> **RECORDED INFORMATION**:
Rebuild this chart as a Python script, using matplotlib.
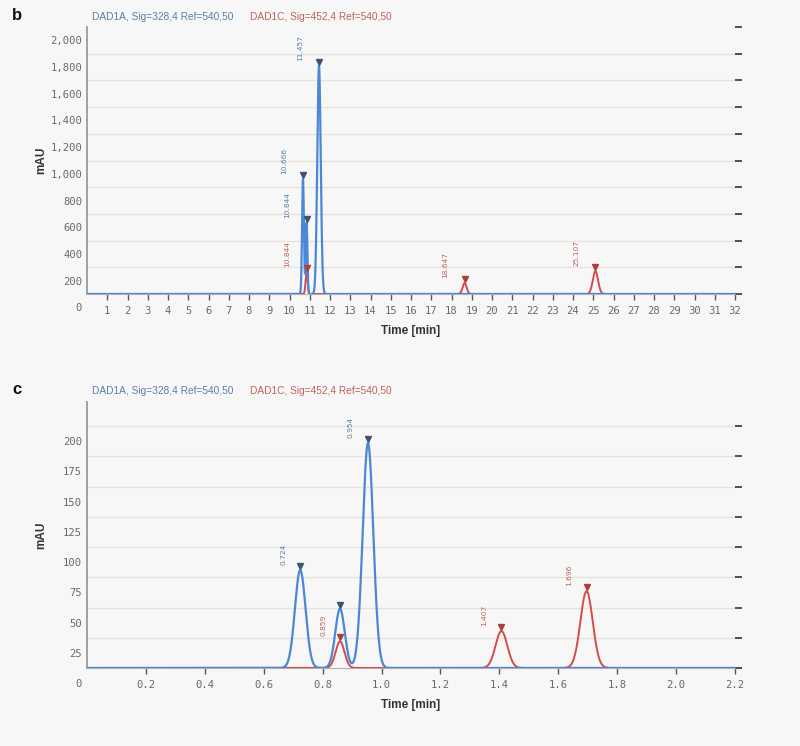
import numpy as np
import matplotlib.pyplot as plt
from matplotlib.transforms import ScaledTranslation

# ---- peak tables: retention time, height (mAU), width (sigma, min)
b_blue_t = [10.666, 10.844, 11.457]
b_blue_h = [860, 535, 1710]
b_blue_w = [0.045, 0.04, 0.085]
b_blue_lab = ["10.666", "10.844", "11.457"]

b_red_t = [10.844, 18.647, 25.107]
b_red_h = [165, 82, 172]
b_red_w = [0.05, 0.1, 0.13]
b_red_lab = ["10.844", "18.647", "25.107"]

c_blue_t = [0.724, 0.859, 0.954]
c_blue_h = [81, 49, 186]
c_blue_w = [0.018, 0.016, 0.018]
c_blue_lab = ["0.724", "", "0.954"]

c_red_t = [0.859, 1.407, 1.696]
c_red_h = [22, 30.5, 63.5]
c_red_w = [0.015, 0.02, 0.021]
c_red_lab = ["0.859", "1.407", "1.696"]

b_yticks = [0, 200, 400, 600, 800, 1000, 1200, 1400, 1600, 1800, 2000]
b_xticks = list(range(1, 33))
c_yticks = [0, 25, 50, 75, 100, 125, 150, 175, 200]
c_xticks = [0.2, 0.4, 0.6, 0.8, 1.0, 1.2, 1.4, 1.6, 1.8, 2.0, 2.2]

sig_a = "DAD1A, Sig=328,4 Ref=540,50"
sig_c = "DAD1C, Sig=452,4 Ref=540,50"

BLUE = "#4a88d6"
RED = "#d64a4a"
BLUE_TXT = "#5b7fa8"
RED_TXT = "#c0625c"
BG = "#f7f7f7"


def trace(t, times, heights, widths):
    y = np.zeros_like(t)
    for t0, h, w in zip(times, heights, widths):
        y += h * np.exp(-0.5 * ((t - t0) / w) ** 2)
    return y


fig = plt.figure(figsize=(8, 7.46), dpi=100, facecolor=BG)


def panel(rect, letter, xmax, ymax, step, yticks, xticks, xfmt, yfmt,
          blue, red, lab_dx):
    ax = fig.add_axes(rect)
    ax.set_facecolor(BG)
    t = np.linspace(0, xmax, 4000)
    # red first, blue drawn on top so it hides the red baseline
    ax.plot(t, trace(t, red[0], red[1], red[2]), color=RED, lw=1.4, zorder=3)
    ax.plot(t, trace(t, blue[0], blue[1], blue[2]), color=BLUE, lw=1.6, zorder=4)

    up = ScaledTranslation(0, 4 / 100, fig.dpi_scale_trans)
    for (times, heights, _, labels), mcol, tcol in ((blue, "#3d5573", BLUE_TXT), (red, "#a8403c", RED_TXT)):
        ax.plot(times, heights, ls="none", marker="v", ms=4, color=mcol,
                transform=ax.transData + up, zorder=5, clip_on=False)
        for t0, h, s in zip(times, heights, labels):
            if s:
                ax.annotate(s, (t0, h), xytext=(lab_dx, 5), textcoords="offset pixels",
                            rotation=90, ha="center", va="bottom", fontsize=5.4,
                            color=tcol, family="DejaVu Sans")

    ax.set_xlim(0, xmax)
    ax.set_ylim(0, ymax)
    # light grid lines between baseline and top
    for v in yticks[1:]:
        if v < ymax:
            ax.axhline(v, color="#e6e4da", lw=1.0, zorder=1)

    ax.set_yticks(yticks)
    ax.set_yticklabels([yfmt(v) for v in yticks])
    ax.set_xticks(xticks)
    ax.set_xticklabels([xfmt(v) for v in xticks])
    ax.tick_params(axis="y", left=False, right=True, length=5, width=1.2,
                   color="#333333", labelsize=7.6, labelcolor="#6a6a6a", pad=-1.5)
    ax.tick_params(axis="x", length=4, width=1.0, color="#555555",
                   labelsize=7.6, labelcolor="#6a6a6a", pad=5)
    for lbl in ax.get_yticklabels() + ax.get_xticklabels():
        lbl.set_family("DejaVu Sans Mono")
    # y labels sit half a step below their grid lines, as in the reference
    h_px = rect[3] * 746 * step / ymax
    shift = ScaledTranslation(0, -h_px / 2 / 100, fig.dpi_scale_trans)
    for lbl in ax.get_yticklabels():
        lbl.set_transform(lbl.get_transform() + shift)

    for s in ("top", "right"):
        ax.spines[s].set_visible(False)
    ax.spines["left"].set_color("#9a9a9a")
    ax.spines["left"].set_linewidth(1.3)
    ax.spines["bottom"].set_color("#b0b0b0")

    ax.set_xlabel("Time [min]", fontsize=8.5, fontweight="bold", color="#333333",
                  family="Liberation Sans", labelpad=6)
    ax.set_ylabel("mAU", fontsize=8.5, fontweight="bold", color="#333333",
                  family="Liberation Sans")
    ax.yaxis.set_label_coords(-0.062, 0.5)

    top = rect[1] + rect[3]
    fig.text(0.015, top + 0.01, letter, fontsize=12, fontweight="bold",
             family="Liberation Sans", color="#111111")
    fig.text(0.115, top + 0.01, sig_a, fontsize=7.3, color=BLUE_TXT,
             family="Liberation Sans")
    fig.text(0.3125, top + 0.01, sig_c, fontsize=7.3, color=RED_TXT,
             family="Liberation Sans")
    return ax


panel([0.10875, 0.6059, 0.81, 0.3579], "b", 32, 2000, 200, b_yticks, b_xticks,
      lambda v: f"{v}", lambda v: f"{v:,}",
      (b_blue_t, b_blue_h, b_blue_w, b_blue_lab),
      (b_red_t, b_red_h, b_red_w, b_red_lab), -19)

panel([0.10875, 0.1046, 0.81, 0.3566], "c", 2.2, 220, 25, c_yticks, c_xticks,
      lambda v: f"{v:.1f}", lambda v: f"{v}",
      (c_blue_t, c_blue_h, c_blue_w, c_blue_lab),
      (c_red_t, c_red_h, c_red_w, c_red_lab), -17)

fig.savefig("out.png", dpi=100, facecolor=BG)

> **WORK TO DO**:
From the first line above down to the line with "from matplotlib.transforms import", reproduce every line and no others, omitting pictures.

> **WRITTEN REPLY**:
Rebuild this chart as a Python script, using matplotlib.
import numpy as np
import matplotlib.pyplot as plt
from matplotlib.transforms import ScaledTranslation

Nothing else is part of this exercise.